Le récit construit comme un journal intime n’est finalement pas un livre fantastique ou de science-fiction. Il entremêle si bien le merveilleux et le réel que l’on oublie à la lecture les possibilités magiques qu’il contient, jusqu’à se dire que la croyance en la magie n’est rien d’autre pour cette adolescente qu’un moyen comme un autre de se protéger d’une réalité trop difficile à vivre.

Un des intérêts principal du livre est par contre cette ode permanente à la science-fiction au travers des lectures de Mori. Les références littéraires sont nombreuses et l’on découvre si on ne connaissait pas encore une multitude d’auteurs tels que Samuel Delany, Roger Zelazny, James Tiptree Jr, Ursula K. Le Guin et Robert Silverberg, ou Tolkien…

L’accumulation de références pourrait faire peur. Il n’en a pas été le cas pour moi… Car elles sont accompagnées et enrichies de réflexions sur les thématiques abordées dans leurs œuvres et nourrissent la profondeur d’esprit dont fait preuve Mori… car elles ne sont jamais décrochées du récit.

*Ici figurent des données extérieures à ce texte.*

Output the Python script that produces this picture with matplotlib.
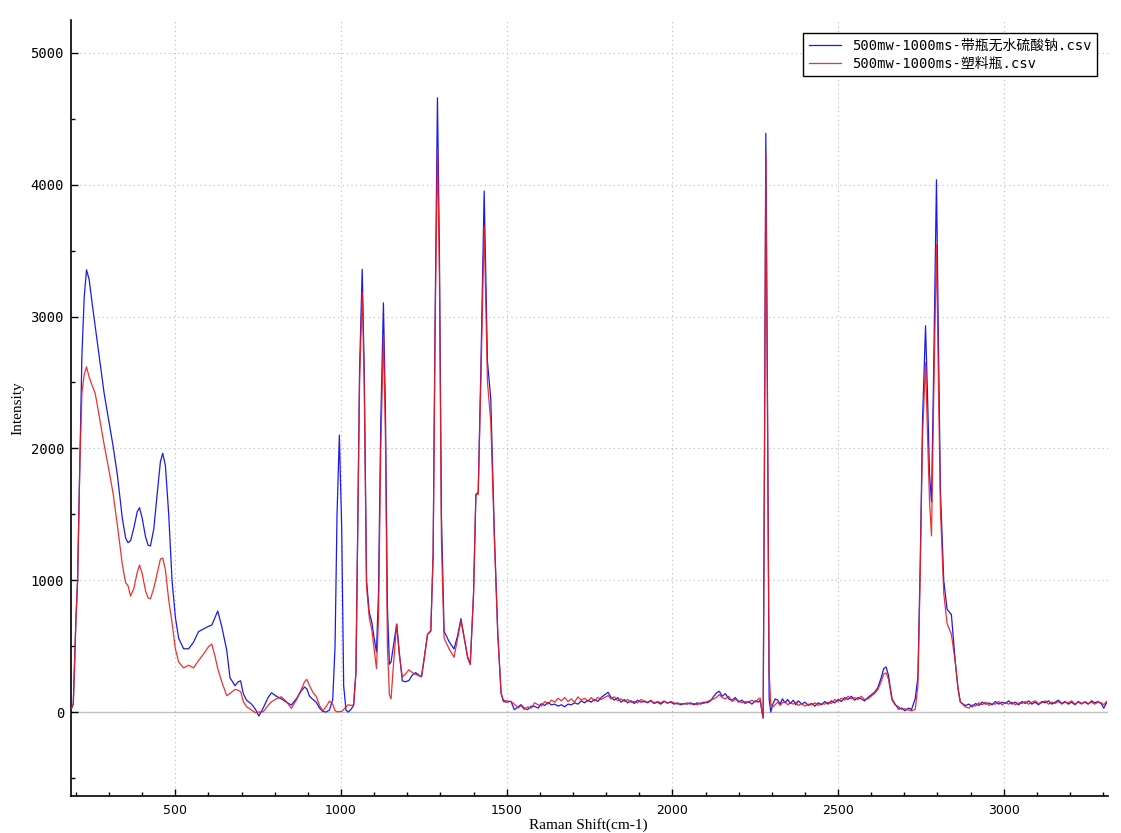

Alors certes, ce livre à la lecture n’est pas ce à quoi on pouvait s’attendre au départ, mais renferme cette magie qu’ont les livres lorsqu’on les ouvre : la découverte de l’univers d’une adolescente pas comme les autres, à la fois naïve et mature qui distille ses réflexions sur sa vie et ses lectures.

Une ode à la différence, à la manière aussi dont on peut vivre avec son handicap et un hommage certain à la littérature des imaginaires.